JAIN: Well that's the easy part, they will do that today. There are systems that you can start implementing for these kinds of things. But you'll have a problem if you want to ask whether your lawn is really in excellent condition or if you want to say "I want to see pictures of a nice beach today." The question could mean, "Is the beach beautiful?" or could mean "Is the weather there good today?" or could mean "Are the people there interesting?" The question could mean any or all of those things, and there is no specific visual language right now to distinguish those kinds of meanings in images and video.
UBIQUITY: Would I be wrong in saying that the essence of what you're doing is trying to get beyond language?

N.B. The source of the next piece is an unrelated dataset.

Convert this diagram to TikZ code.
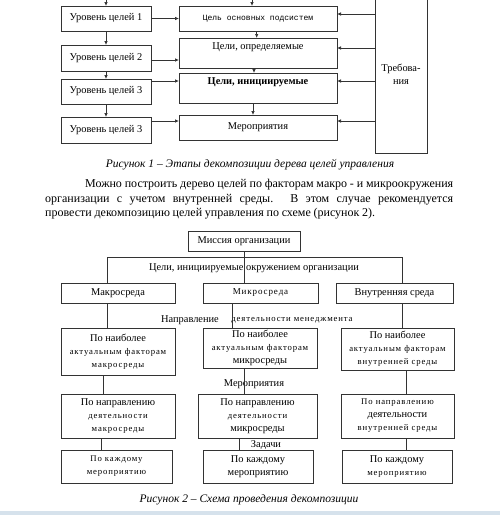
\documentclass[tikz,border=0pt]{standalone}
\usepackage{fontspec}
\setmainfont{Liberation Serif}
\newfontfamily\spc[LetterSpace=10]{Liberation Serif}
\newfontfamily\mono{Liberation Mono}
\usetikzlibrary{arrows.meta,calc}
\newcommand\lsp[1]{{\spc\fontsize{8.7}{13}\selectfont #1}}
\newcommand\mkbox[6]{\node[box,anchor=north west,minimum width={#4pt-#2pt},minimum height={#5pt-#3pt}] (#1) at (#2,#3) {#6};}
\tikzset{
  box/.style={draw=black!80, line width=0.7pt, inner sep=0pt, outer sep=0pt, align=center, font=\fontsize{10.4}{13}\selectfont},
  arr/.style={draw=black!80, line width=0.7pt, -{Latex[length=4pt,width=3.5pt]}},
  ln/.style={draw=black!80, line width=0.7pt},
  lbl/.style={inner sep=0pt, font=\fontsize{10.4}{12}\selectfont},
  figcap/.style={inner sep=0pt, font=\fontsize{11.5}{13}\selectfont\itshape},
  para/.style={inner sep=0pt, anchor=west, font=\fontsize{12}{14}\selectfont}
}
\begin{document}
\begin{tikzpicture}[x=1pt,y=-1pt]
\useasboundingbox (0,0) rectangle (500,515);
% ---------- Figure 1 ----------
\mkbox{L1}{61}{6}{151}{31}{Уровень целей 1}
\mkbox{L2}{61}{45}{151}{71}{Уровень целей 2}
\mkbox{L3}{61}{79}{151}{104}{Уровень целей 3}
\mkbox{L4}{61}{117}{151}{143}{Уровень целей 3}
\mkbox{M1}{179}{6}{337}{31}{{\mono\fontsize{8}{10}\selectfont Цель основных подсистем}}
\mkbox{M2}{179}{38}{337}{68}{Цели, определяемые\\~}
\mkbox{M3}{179}{73}{337}{103}{\textbf{Цели, инициируемые}\\~}
\mkbox{M4}{179}{115}{337}{140}{Мероприятия}
\mkbox{T}{375}{-5}{427}{153}{Требова-\\ния}
\coordinate (tL) at (106,-3);
\coordinate (tM) at (252,-3);
\draw[arr] (tL) -- (tL |- L1.north);
\draw[arr] (tM) -- (tM |- M1.north);
\draw[arr] (L1.south) -- (L2.north);
\draw[arr] (L2.south) -- (L3.north);
\draw[arr] (L3.south) -- (L4.north);
\coordinate (l1) at (L1.east);
\coordinate (l2) at ([yshift=-2pt]L2.east);
\coordinate (l3) at ([yshift=-2pt]L3.north east);
\coordinate (l4) at ([yshift=-4pt]L4.north east);
\draw[arr] (l1) -- (l1 -| M1.west);
\draw[arr] (l2) -- (l2 -| M2.west);
\draw[arr] (l3) -- (l3 -| M3.west);
\draw[arr] (l4) -- (l4 -| M4.west);
\coordinate (r1) at ([yshift=4.5pt]M1.east);
\coordinate (r2) at ([yshift=5pt]M2.east);
\coordinate (r3) at ([yshift=7pt]M3.east);
\coordinate (r4) at ([yshift=6.5pt]M4.east);
\draw[arr] (r1 -| T.west) -- (r1);
\draw[arr] (r2 -| T.west) -- (r2);
\draw[arr] (r3 -| T.west) -- (r3);
\draw[arr] (r4 -| T.west) -- (r4);
\coordinate (d1) at ([xshift=-1.3pt]M1.south);
\coordinate (d2) at ([xshift=-4pt]M2.south);
\coordinate (d3) at ([xshift=-5pt]M3.south);
\draw[arr] (d1) -- (d1 |- M2.north);
\draw[arr] (d2) -- (d2 |- M3.north);
\draw[arr] (d3) -- (d3 |- M4.north);
\node[figcap] (cap1) at (250,165) {Рисунок 1 – Этапы декомпозиции дерева целей управления};
% ---------- Text ----------
\node[para] (p1) at (85,185) {\makebox[368pt][s]{Можно построить дерево целей по факторам макро - и микроокружения}};
\node[para] (p2) at (45,200) {\makebox[408pt][s]{организации с учетом внутренней среды. В этом случае рекомендуется}};
\node[para] (p3) at (45,214) {\makebox[330pt][s]{провести декомпозицию целей управления по схеме (рисунок 2).}};
% ---------- Figure 2 ----------
\mkbox{Mis}{188}{231}{300}{251}{Миссия организации}
\node[lbl] (goals) at (254,268) {Цели, инициируемые окружением организации};
\mkbox{Mac}{61}{283}{175}{303}{Макросреда}
\mkbox{Mic}{203}{283}{318}{303}{{\spc\fontsize{9}{12}\selectfont Микросреда}}
\mkbox{Int}{336}{283}{453}{303}{Внутренняя среда}
\coordinate (hl) at (107,257);
\coordinate (hr) at (402,257);
\draw[ln] (Mis.south) -- (Mis.south |- Mic.north);
\draw[ln] (hl |- Mac.north) -- (hl) -- (hr) -- (hr |- Int.north);
\node[lbl] (napr) at (190,320) {Направление};
\node[lbl] (dm) at (292,320) {\lsp{деятельности менеджмента}};
\mkbox{Mac3}{61}{328}{175}{375}{По наиболее\\\lsp{актуальным факторам}\\\lsp{макросреды}}
\mkbox{Mic3}{203}{328}{317}{368}{По наиболее\\\lsp{актуальным факторам}\\микросреды}
\mkbox{Int3}{341}{328}{454}{370}{По наиболее\\\lsp{актуальным факторам}\\\lsp{внутренней среды}}
\coordinate (a1) at (232,0);
\draw[ln] (hl |- Mac.south) -- (hl |- Mac3.north);
\draw[ln] (a1 |- Mic.south) -- (a1 |- Mic3.north);
\draw[ln] (hr |- Int.south) -- (hr |- Int3.north);
\node[lbl] (mer) at (254,384) {Мероприятия};
\mkbox{Mac4}{61}{394}{175}{438}{По направлению\\\lsp{деятельности}\\\lsp{макросреды}}
\mkbox{Mic4}{198}{394}{317}{438}{По направлению\\\lsp{деятельности}\\микросреды}
\mkbox{Int4}{341}{394}{454}{438}{\lsp{По направлению}\\деятельности\\\lsp{внутренней среды}}
\coordinate (b1) at (103,0);
\coordinate (b2) at (244,0);
\coordinate (b3) at (406,0);
\draw[ln] (b1 |- Mac3.south) -- (b1 |- Mac4.north);
\draw[ln] (b2 |- Mic3.south) -- (b2 |- Mic4.north);
\draw[ln] (b3 |- Int3.south) -- (b3 |- Int4.north);
\node[lbl] (zad) at (266,445) {Задачи};
\mkbox{Mac5}{61}{450}{172}{483}{\lsp{По каждому}\\\lsp{мероприятию}}
\mkbox{Mic5}{203}{450}{313}{483}{По каждому\\мероприятию}
\mkbox{Int5}{342}{450}{452}{483}{По каждому\\\lsp{мероприятию}}
\coordinate (c1) at (101,0);
\coordinate (c2) at (239,0);
\coordinate (c3) at (406,0);
\draw[ln] (c1 |- Mac4.south) -- (c1 |- Mac5.north);
\draw[ln] (c2 |- Mic4.south) -- (c2 |- Mic5.north);
\draw[ln] (c3 |- Int4.south) -- (c3 |- Int5.north);
\node[figcap] (cap2) at (249,500) {Рисунок 2 – Схема проведения декомпозиции};
\fill[color={rgb,255:red,214;green,226;blue,236}] (0,511) rectangle (500,515);
\end{tikzpicture}
\end{document}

JAIN: That's very correct. I think one of my favorite books, which I love and quote a lot, is a famous book by S.I. Hayakawa, "Languages in Thought and Action," in which he makes the point that it's amazing how some arbitrary noises and some scribbles on paper started to make meaning to us. It's amazing that we all agree that some noise is going to be presenting some particular thing or some particular concept. And similarly it's amazing that we agree that such-and-such particular scribbles are going to be representing this and that real thing. Another person who had great insights on these issues is Carl Popper. Popper started talking about word one, word two, and word three. Where word one is the real word, word two is what concepts and what mechanisms you learn and have in your head, and word three is the model you build using word two about word one. And those things become very exciting because what we don't see which is word two (what we have in our head) is a lot more complex and sophisticated than our language allows. And that's how we sometimes fail to find the words to represent what we want to say. Language allows us to represent some of the things that become a lot more explicit and a lot clearer. Language is a knowledge representation language.
UBIQUITY: I'm interested in knowing whether you think that your personal history coming from India and speaking different languages has influenced much of your thinking on these topics.

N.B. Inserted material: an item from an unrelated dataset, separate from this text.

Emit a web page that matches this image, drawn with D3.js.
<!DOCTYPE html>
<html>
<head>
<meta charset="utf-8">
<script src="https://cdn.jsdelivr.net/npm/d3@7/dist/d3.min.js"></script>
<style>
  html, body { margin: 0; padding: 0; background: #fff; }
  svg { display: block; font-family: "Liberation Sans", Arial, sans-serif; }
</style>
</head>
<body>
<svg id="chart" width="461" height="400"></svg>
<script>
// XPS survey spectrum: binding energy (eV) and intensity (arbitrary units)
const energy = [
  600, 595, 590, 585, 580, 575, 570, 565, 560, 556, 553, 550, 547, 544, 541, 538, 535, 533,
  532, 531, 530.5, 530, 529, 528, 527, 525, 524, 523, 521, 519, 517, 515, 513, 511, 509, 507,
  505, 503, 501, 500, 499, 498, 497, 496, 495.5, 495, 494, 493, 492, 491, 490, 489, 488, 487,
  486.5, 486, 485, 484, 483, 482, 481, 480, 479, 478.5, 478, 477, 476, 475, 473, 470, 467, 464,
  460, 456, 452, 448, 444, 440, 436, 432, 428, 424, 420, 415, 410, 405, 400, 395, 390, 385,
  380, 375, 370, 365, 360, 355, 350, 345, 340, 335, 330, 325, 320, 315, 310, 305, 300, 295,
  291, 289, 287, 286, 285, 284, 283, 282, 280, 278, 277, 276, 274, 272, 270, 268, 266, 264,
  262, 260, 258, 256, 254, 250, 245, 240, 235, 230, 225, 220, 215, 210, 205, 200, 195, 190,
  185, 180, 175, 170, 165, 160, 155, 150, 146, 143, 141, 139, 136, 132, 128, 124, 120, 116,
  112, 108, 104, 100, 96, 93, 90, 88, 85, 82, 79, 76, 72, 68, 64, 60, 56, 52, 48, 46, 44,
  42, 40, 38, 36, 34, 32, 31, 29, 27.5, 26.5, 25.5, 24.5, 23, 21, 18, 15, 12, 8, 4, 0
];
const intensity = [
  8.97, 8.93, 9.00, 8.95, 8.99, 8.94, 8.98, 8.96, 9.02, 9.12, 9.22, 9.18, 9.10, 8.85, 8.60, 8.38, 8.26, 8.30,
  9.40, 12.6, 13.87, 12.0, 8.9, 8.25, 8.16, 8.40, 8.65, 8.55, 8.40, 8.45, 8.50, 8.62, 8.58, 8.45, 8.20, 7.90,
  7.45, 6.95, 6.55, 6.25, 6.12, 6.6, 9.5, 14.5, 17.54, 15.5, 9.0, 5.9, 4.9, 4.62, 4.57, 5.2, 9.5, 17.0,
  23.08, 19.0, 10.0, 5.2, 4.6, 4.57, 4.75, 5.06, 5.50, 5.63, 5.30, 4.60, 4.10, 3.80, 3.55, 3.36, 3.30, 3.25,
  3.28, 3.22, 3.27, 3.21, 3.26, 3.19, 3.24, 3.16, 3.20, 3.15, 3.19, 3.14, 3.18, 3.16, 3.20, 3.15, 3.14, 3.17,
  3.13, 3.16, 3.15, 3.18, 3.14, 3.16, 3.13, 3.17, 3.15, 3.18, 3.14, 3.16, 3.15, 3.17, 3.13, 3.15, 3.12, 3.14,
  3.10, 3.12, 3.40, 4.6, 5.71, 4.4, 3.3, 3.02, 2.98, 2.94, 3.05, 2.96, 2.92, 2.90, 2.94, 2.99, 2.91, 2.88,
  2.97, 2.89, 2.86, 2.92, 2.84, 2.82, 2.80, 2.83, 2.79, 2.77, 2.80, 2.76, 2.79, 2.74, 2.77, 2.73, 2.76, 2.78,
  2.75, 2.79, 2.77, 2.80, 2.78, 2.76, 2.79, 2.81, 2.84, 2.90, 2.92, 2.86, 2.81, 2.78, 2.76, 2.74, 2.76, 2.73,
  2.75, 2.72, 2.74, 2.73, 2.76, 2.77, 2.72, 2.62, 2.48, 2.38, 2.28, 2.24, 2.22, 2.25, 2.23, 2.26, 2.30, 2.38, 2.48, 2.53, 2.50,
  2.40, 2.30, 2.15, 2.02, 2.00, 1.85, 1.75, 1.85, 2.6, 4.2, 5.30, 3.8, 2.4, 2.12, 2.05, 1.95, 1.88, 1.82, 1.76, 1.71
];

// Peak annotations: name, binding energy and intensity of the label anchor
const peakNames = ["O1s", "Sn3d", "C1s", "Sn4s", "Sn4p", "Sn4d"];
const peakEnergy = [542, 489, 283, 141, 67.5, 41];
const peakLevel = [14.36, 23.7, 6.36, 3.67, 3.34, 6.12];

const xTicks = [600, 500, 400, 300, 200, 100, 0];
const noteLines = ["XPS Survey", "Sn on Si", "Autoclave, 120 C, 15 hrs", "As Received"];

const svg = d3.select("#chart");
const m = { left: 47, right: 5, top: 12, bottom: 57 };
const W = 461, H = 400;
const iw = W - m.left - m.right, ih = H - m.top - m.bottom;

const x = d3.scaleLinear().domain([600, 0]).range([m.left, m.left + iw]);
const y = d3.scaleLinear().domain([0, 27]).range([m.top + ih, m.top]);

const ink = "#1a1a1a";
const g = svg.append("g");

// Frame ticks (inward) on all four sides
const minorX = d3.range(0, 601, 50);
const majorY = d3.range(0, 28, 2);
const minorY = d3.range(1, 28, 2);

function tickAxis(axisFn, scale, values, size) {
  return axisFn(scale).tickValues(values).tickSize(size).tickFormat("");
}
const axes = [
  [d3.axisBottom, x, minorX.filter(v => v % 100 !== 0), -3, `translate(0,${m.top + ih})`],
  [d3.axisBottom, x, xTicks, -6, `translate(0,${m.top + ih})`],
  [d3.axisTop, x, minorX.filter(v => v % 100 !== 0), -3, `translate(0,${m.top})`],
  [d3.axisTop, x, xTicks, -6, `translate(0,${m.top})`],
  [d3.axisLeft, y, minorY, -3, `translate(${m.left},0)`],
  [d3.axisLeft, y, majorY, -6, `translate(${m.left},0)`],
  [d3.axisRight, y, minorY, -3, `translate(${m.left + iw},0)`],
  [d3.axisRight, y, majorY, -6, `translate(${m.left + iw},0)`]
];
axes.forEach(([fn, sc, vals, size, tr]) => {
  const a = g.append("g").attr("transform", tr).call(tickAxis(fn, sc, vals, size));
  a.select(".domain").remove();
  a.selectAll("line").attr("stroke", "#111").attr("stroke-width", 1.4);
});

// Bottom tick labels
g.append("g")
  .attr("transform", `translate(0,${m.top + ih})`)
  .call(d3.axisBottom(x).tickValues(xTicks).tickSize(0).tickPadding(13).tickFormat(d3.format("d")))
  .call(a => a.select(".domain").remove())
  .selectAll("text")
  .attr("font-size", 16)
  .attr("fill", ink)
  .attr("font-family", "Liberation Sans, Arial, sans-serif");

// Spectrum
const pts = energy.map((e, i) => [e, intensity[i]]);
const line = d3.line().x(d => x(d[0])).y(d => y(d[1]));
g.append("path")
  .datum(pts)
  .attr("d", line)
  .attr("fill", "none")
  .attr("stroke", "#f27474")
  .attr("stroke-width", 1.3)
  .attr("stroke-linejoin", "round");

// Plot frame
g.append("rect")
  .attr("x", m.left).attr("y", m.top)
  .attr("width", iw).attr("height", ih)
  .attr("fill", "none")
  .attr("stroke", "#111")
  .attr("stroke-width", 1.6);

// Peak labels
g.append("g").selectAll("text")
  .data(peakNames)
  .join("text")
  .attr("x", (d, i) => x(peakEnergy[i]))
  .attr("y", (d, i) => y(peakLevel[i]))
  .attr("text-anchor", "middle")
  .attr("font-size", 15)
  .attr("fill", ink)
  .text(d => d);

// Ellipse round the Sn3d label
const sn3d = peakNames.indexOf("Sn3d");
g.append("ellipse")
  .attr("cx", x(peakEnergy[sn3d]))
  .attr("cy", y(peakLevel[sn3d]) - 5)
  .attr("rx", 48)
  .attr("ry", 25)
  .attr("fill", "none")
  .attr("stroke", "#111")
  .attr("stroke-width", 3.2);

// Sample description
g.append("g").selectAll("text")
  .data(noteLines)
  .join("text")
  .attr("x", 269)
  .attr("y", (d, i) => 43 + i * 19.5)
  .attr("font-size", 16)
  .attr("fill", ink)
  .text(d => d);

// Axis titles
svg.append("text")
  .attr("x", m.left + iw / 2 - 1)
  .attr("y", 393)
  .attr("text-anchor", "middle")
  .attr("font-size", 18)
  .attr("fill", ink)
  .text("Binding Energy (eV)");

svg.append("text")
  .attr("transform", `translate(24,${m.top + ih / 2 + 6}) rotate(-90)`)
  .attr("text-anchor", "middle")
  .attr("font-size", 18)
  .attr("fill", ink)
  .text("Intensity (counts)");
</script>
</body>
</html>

JAIN: Oh boy. Now you are asking a difficult question because all of us are products of what we have experienced, so I am sure that it has influenced me. But I am not an expert to tell how it has influenced me that way. I do know that because of that background, I like to experiment with different things, but then I also know that many of my friends from India are completely disinterested in experimenting with anything. So, how did I become different from them? I don't know that. These are the complex problems.
UBIQUITY: Let's move from words to numbers. You've had some thoughts about statistics from baseball and other sports; share them with us, along with related thoughts you've had on the analysis of stock market performance.

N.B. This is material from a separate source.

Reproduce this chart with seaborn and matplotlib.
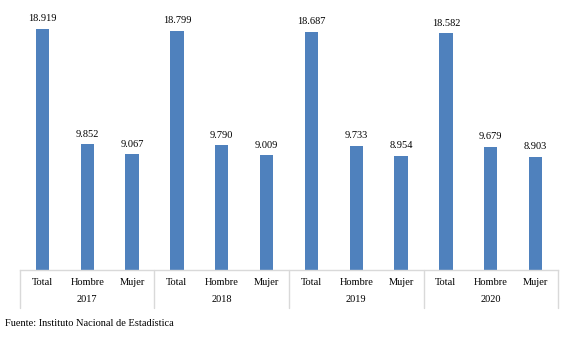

JAIN: My basic point is that there is a big difference between information and insights. If I ask how your stock is doing, and you give me one year's worth of numbers, it would take me a long time to go through those numbers and understand what that stock has been doing. But if you show me a chart of stock prices over the last one-year period, it takes me just a second to understand how the stock is doing. And the same thing applies to a baseball player's performance: how the player is performing. The point is that just churning out data doesn't really help too much. The difference between the data and the context is what makes it useful. This is exactly the same as when we were initially talking about the results of Google and I was talking about the holistic picture and trying to put together along the time and the space. The data warehousing people realized this, too, and when they began dealing with large volumes of data using visualization techniques they started calling their work "business insights" or "business insight applications."
UBIQUITY: Insights seem so elusive. Take as a purported insight the anti-war slogan "War is not the answer." Without worrying about the truth or falsity of that slogan, how would any search mechanism deal with it?
JAIN: No search engine can deal with that, and in fact that's very interesting. Let me give you a very interesting example along the same lines. In playing with the various search engines, I tried to determine the popularity of George Bush in India. So I used many different keywords, but there was no way that I could find anything about the popularity of George Bush in India. All it would tell me or give me is articles that had the term "India" and "Bush" in them, and had some terms related to "popular." But it simply did not talk about the popularity of George Bush in India. In the same way, if you write the query "War AND Answer" all you will get is that self-same slogan.
UBIQUITY: Have you looked at AskJeeves?
JAIN: Actually AskJeeves started going in the natural language direction, but they soon realized that natural language understanding is not ready for this. So they now have a combination of people sitting and analyzing and then trying to put the answer. It's a very interesting combination of natural language understanding with case-based reasoning and human-based organization.
UBIQUITY: What's the standing of this field today in academia?
JAIN: It is becoming very interesting and respectable in academia now, and people are paying attention to this. At one time, information retrieval was not as respected a field as it's slowly becoming. If you went to ten years ago, I don't think that computer academics and computer science departments would have considered this as respected a field as they would consider it now.
UBIQUITY: And that changed because of what?
JAIN: Two things. First it is widely used now so its applicability has been proven. And because it is now becoming a field where you can write a lot of papers. Faculty can get tenure, get promoted based on publications in this area.
UBIQUITY: Do you get back to India much?
JAIN: I go at least once or twice a year.
UBIQUITY: India is in the news a lot these days because of its great success in attracting work outsourced from US and European companies. What's your opinion of the political disagreements about outsourcing?
JAIN: Let me just say that when, for example, IBM Global Services decides to do a big project in India for the government of India or for Indian Airlines it is also outsourcing from India to America. So outsourcing goes on not just from America to India. In fact the real debate should be, "What is the business-related policy necessary to accomplish this commercial exchange?" That's what the policy makers should be doing and that's what the real debate should be. The debate is not whether or not to ban outsourcing. It should be about facts, not emotions.
UBIQUITY: As we've discussed, much of your recent work has been focused on search engines. What has been most surprising about what you've found?
JAIN: One thing I've found particularly surprising is that you can find the same thing on a hundred different places on a single site in a response to the same query. I have no idea why they can't very quickly go through the results list and remove those duplicates. So that's certainly been a surprise to me. But there are lots of other puzzles as well. Yet that's the fun part of it to complain about all of this. I will be furious when those things are no longer there to complain about.